Of course some of the research done through the ICB will fulfill civilian needs. But the Army and the ICB corporate contractors have direct access to any patents held by the University through the ICB. All “unclassified” research will first be filtered through the military, combined with other “classified” research from other institutions, to directly “support the Army’s mission.”

What is that mission? Well, in the year 2008, the U.S. will spend over $1 trillion on military related expenses. The next two largest spenders are China at $60 billion – known – and Russia at $50 billion – known. Compared to the U.S., that’s chump change. They are not threats. The mission of the U.S. military, as an institution, is global hegemony through the acquisition of resources and the establishment of bases and markets.
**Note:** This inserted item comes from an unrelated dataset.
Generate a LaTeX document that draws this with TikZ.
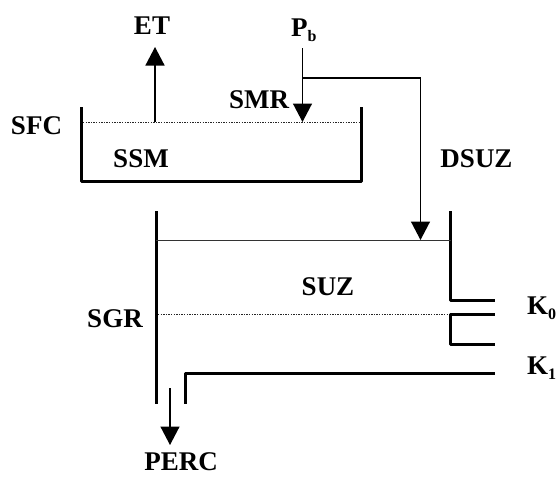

Researchers and soldiers are used by the military to fulfill ends to which they are largely opposed.

The power elite will always argue the best way to incite political change is to elect the right president. But make no mistake, the military-industrial complex is far more powerful and influential in terms of policy then any presidential administration could ever be. The best way to bring soldiers back to their loved ones, support them in jobs where they don’t have to kill families and risk death and dismemberment and to support socially-directed research is by opposing the military-industrial complex where it starts: on our campuses and in our communities. Through nonviolent, direct action on Feb. 12, the students shut down a conference representing one of the many tentacles of the military-industrial complex. That’s something no presidential administration or congressman could or would ever do.